Dar es Salaam. The national carrier, ATCL, yesterday received the second Airbus A220-300 aircraft in a ceremony presided by President John Magufuli. The newly delivered airliner increases ATCL fleet of long-range aircraft to three- two Airbus A200-300 and one Boeing 787-8 Dreamliner.
But the Tanzania flag carrier received the new aircraft amidst questions about its efficiency, preparedness and capacity to fully and profitably utilise the costly, long-range aircraft.
In fact, President Magufuli put ATCL management on notice yesterday warning that the government will not hesitate to take back the aircraft if the company fails to use them efficiently.
“These six new aircraft do not belong to ATCL. They belong to the government. If they are not efficiently and profitably utilised we will take them back and lease them out to other aviation firms, including Precision Air,” President Magufuli noted.
Aviation experts who spoke to The Citizen in exclusive interviews also said ATCL management would have to work extra hard to ensure that its pace marches the government’s.
Jimray Nangawe, an aviation consultant told The Citizen that he was optimistic that ATCL will make it “The recent reinstatement of its International Air Transport Association Clearing House (ICH) credentials give us confidence because it now stands a chance to sell its tickets globally,” Mr Nangawe noted.
But he noted that the company should up its game, especially as far as efficient utilisation of the long-range aircraft is concerned.
“The Boeing and Airbus aircraft are meant to be utililised for long routes. it is uneconomical, for example, for Boing 787-8 Dreamliner to ply domestic routes,” Mr Nangawe, told The Citizen in an interview.
He advise the government and ATCL to work closely together to enable profitable deployment of the aircraft.
“Is the government’s aircraft purchasing arrangement in tandem with ATCL business strategy? Are they working closely enough to ensure that when the equipment arrive they are deployed on the requisite routes in due time?” Mr Nangawe queried.

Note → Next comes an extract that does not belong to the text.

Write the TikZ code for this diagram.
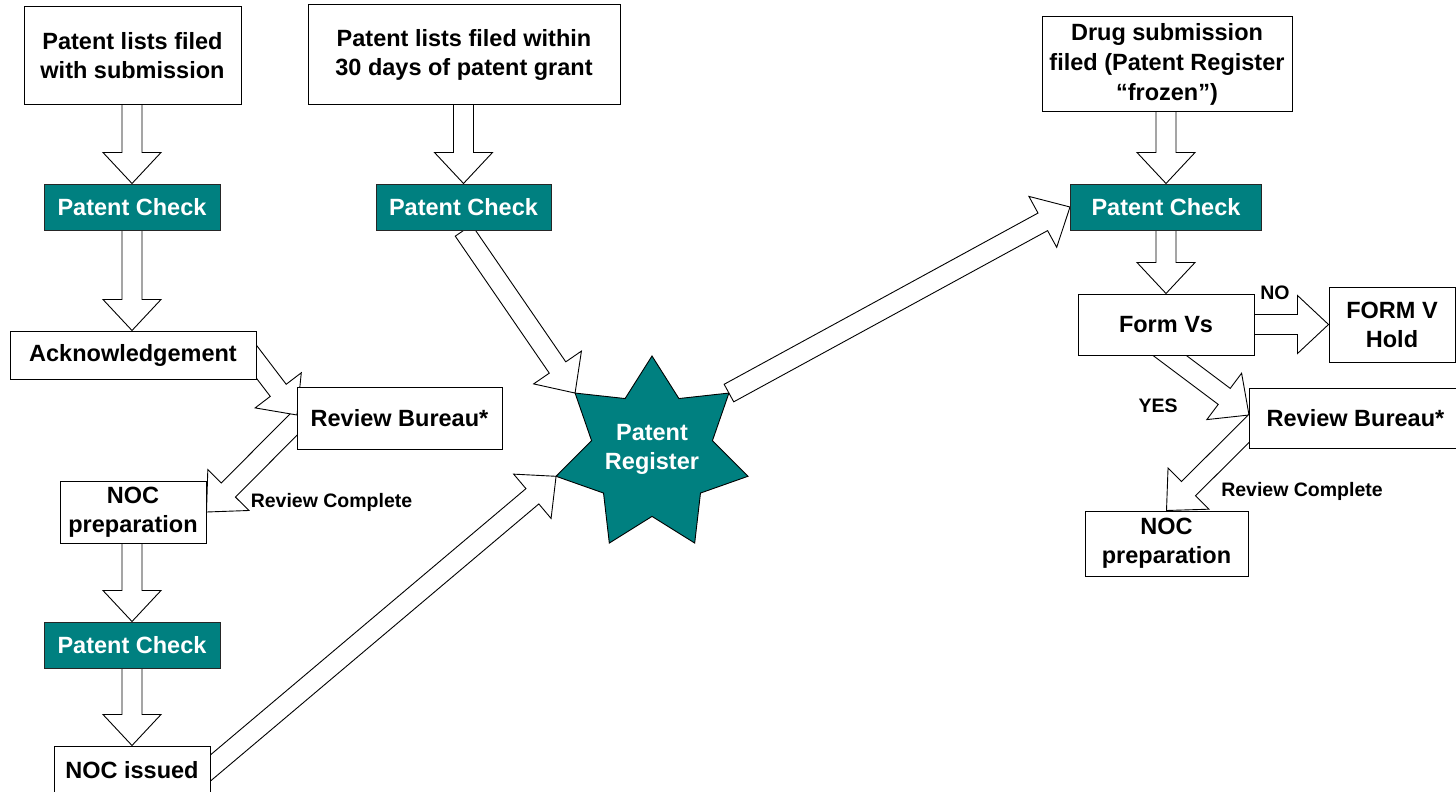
\documentclass[tikz,border=0pt]{standalone}
\usepackage{fontspec}
\setmainfont{Liberation Sans}
\usetikzlibrary{calc}
\pgfdeclarelayer{bg}
\pgfsetlayers{bg,main}
\definecolor{checkteal}{RGB}{0,128,128}

% hollow block arrow from tail coordinate #1 to tip coordinate #2
\newcommand\blockarrow[2]{%
  \path ($(#2)!31pt!(#1)$) coordinate (bh);
  \draw[blk] ($(#1)!10pt!90:(#2)$) -- ($(bh)!10pt!90:(#2)$) -- ($(bh)!29pt!90:(#2)$) -- (#2)
    -- ($(bh)!29pt!-90:(#2)$) -- ($(bh)!10pt!-90:(#2)$) -- ($(#1)!10pt!-90:(#2)$) -- cycle;
}

\tikzset{
  box/.style={draw=black, line width=1pt, fill=white, inner sep=0pt, align=center,
    text=black, font=\bfseries\fontsize{23.5}{29}\selectfont},
  check/.style={box, fill=checkteal, draw=black!85, text=white},
  lbl/.style={inner sep=0pt, font=\bfseries\fontsize{19.5}{23}\selectfont},
  blk/.style={draw=black, line width=0.9pt, fill=white, line join=miter},
  starfill/.style={draw=black, line width=0.9pt, fill=checkteal},
}

\begin{document}
\begin{tikzpicture}[x=1pt, y=-1pt]
\useasboundingbox (0,0) rectangle (1456,792);
\begin{pgfonlayer}{bg}
  \fill[white] (0,0) rectangle (1456,792);
\end{pgfonlayer}

% left column
\node[box, minimum width=217, minimum height=97] (b1) at (132.5,55.5) {Patent lists filed\\with submission};
\node[check, minimum width=176, minimum height=46] (pc1) at (132,207) {Patent Check};
\node[box, minimum width=246, minimum height=48] (ack) at (133,355) {Acknowledgement};
\node[box, minimum width=205, minimum height=62] (rb1) at (399.5,418) {Review Bureau*};
\node[box, minimum width=146, minimum height=62] (noc1) at (133,512) {NOC\\preparation};
\node[check, minimum width=176, minimum height=46] (pc3) at (132,645) {Patent Check};
\node[box, minimum width=156, minimum height=48] (noci) at (132,770) {NOC issued};

% middle column
\node[box, minimum width=312, minimum height=99] (b2) at (464,54.5) {Patent lists filed within\\30 days of patent grant};
\node[check, minimum width=175, minimum height=46] (pc2) at (463.5,207) {Patent Check};

% right column
\node[box, minimum width=250, minimum height=94, font=\bfseries\fontsize{23.5}{30}\selectfont] (b3) at (1167,64) {Drug submission\\filed (Patent Register\\“frozen”)};
\node[check, minimum width=191, minimum height=46] (pc4) at (1166,207) {Patent Check};
\node[box, minimum width=176, minimum height=61] (fv) at (1166,324.5) {Form Vs};
\node[box, minimum width=126, minimum height=75] (hold) at (1392,324.5) {FORM V\\Hold};
\node[box, minimum width=213, minimum height=60] (rb2) at (1355.5,418) {Review Bureau*};
\node[box, minimum width=163, minimum height=65] (noc2) at (1166.5,543.5) {NOC\\preparation};

% the register star
\begin{pgfonlayer}{bg}
\begin{scope}[shift={(652,454.4)}]
  \draw[starfill] (-90:98.4) \foreach \k in {0,...,6} {
      -- ({-90+(\k+0.5)*360/7}:62) -- ({-90+(\k+1)*360/7}:98.4) } -- cycle;
  \coordinate (starUL) at (-141.43:98.4);
  \coordinate (starUR) at (-38.57:98.4);
  \coordinate (starL) at (-192.86:98.4);
\end{scope}
\end{pgfonlayer}
\node[inner sep=0pt, align=center, text=white, font=\bfseries\fontsize{23.5}{29}\selectfont] (star) at (652,449) {Patent\\Register};

% arrow end points
\coordinate (t1) at (pc1.north |- b1.center);
\coordinate (h2) at (pc1.south |- ack.north);
\coordinate (t3) at (pc3.north |- noc1.center);
\coordinate (h4) at (pc3.south |- noci.north);
\coordinate (t5) at (pc2.north |- b2.center);
\coordinate (t9) at (pc4.north |- b3.center);
\coordinate (h10) at (pc4.south |- fv.north);
\coordinate (h11) at (hold.west |- fv.center);
\coordinate (ackT) at (242.5,343.4);
\coordinate (rb1H) at (297,415);
\coordinate (rb1T) at (312,406);
\coordinate (nociT) at (195,781);
\coordinate (fvT) at (1149,340);
\coordinate (rb2H) at (1249,415);
\coordinate (rb2T) at (1265.5,412);

\begin{pgfonlayer}{bg}
  \blockarrow{t1}{pc1.north}
  \blockarrow{pc1.center}{h2}
  \blockarrow{t3}{pc3.north}
  \blockarrow{pc3.center}{h4}
  \blockarrow{t5}{pc2.north}
  \blockarrow{pc2.south}{starUL}
  \blockarrow{nociT}{starL}
  \blockarrow{starUR}{pc4.west}
  \blockarrow{t9}{pc4.north}
  \blockarrow{pc4.center}{h10}
  \blockarrow{fv.center}{h11}
  \blockarrow{fvT}{rb2H}
  \blockarrow{rb2T}{noc2.north}
  \blockarrow{rb1T}{noc1.east}
  \blockarrow{ackT}{rb1H}
\end{pgfonlayer}

% connector labels
\node[lbl] (rc1) at (331.5,502) {Review Complete};
\node[lbl] (rc2) at (1302,491) {Review Complete};
\node[lbl] (no) at (1275,293) {NO};
\node[lbl] (yes) at (1158,406) {YES};
\end{tikzpicture}
\end{document}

Mr Juma Fimbo, an aviation consultant and trainer, commended the government’s efforts to restore ATCL.
But indications of lack of comprehensive preparedness for the national carrier should be a source of concern, he warned.
“We need to learn from past mistakes… for the ATCL restore its lost glory, it should have smart plans and vision in place,” Mr Fimbo noted.
President Magufuli yesterday ordered the ATCL management to control its costs. “ATCL planes were being highly misused in the past, sometimes being deployed to Dubai to ferry clothing consignments for the company’s officials. That must end,” President Magufuli said during the ceremony to receive the new Airbus A200-300 aircraft.
Mr Fimbo advised the government to borrow a leaf from Ethiopian Airways and Egypt Air as far as the composition of the board of directors is concerned.
“Board members should be aviation experts to improve decision making... But ATCL should also give short contracts foreign aviation experts to enable the local staff to learn from,” Mr Fimbo noted.
Entering code sharing arrangements with international airlines is also the way to go for ATCL to make full use of long routes, Mr Nangawe noted.
“Alliances would also enable ATCL to strengthen its competitive position and to improve its access to existing and emerging markets and hence increase passenger traffic,” Mr Nangawe added.
The Tanzania Civil Aviation Authority director general, Hamza Johari, allayed fears about delays in deployment of the long-range aircraft that have already been delivered to ATCL.
“It is a normal practice for small airlines that are in an expansion strategy, such as the ATCL, to ground their new aircraft for some time before starting to fly. This is because there are some regulatory procedures which they need to fulfil before kicking off routes and that is what ATCL is doing,” he noted.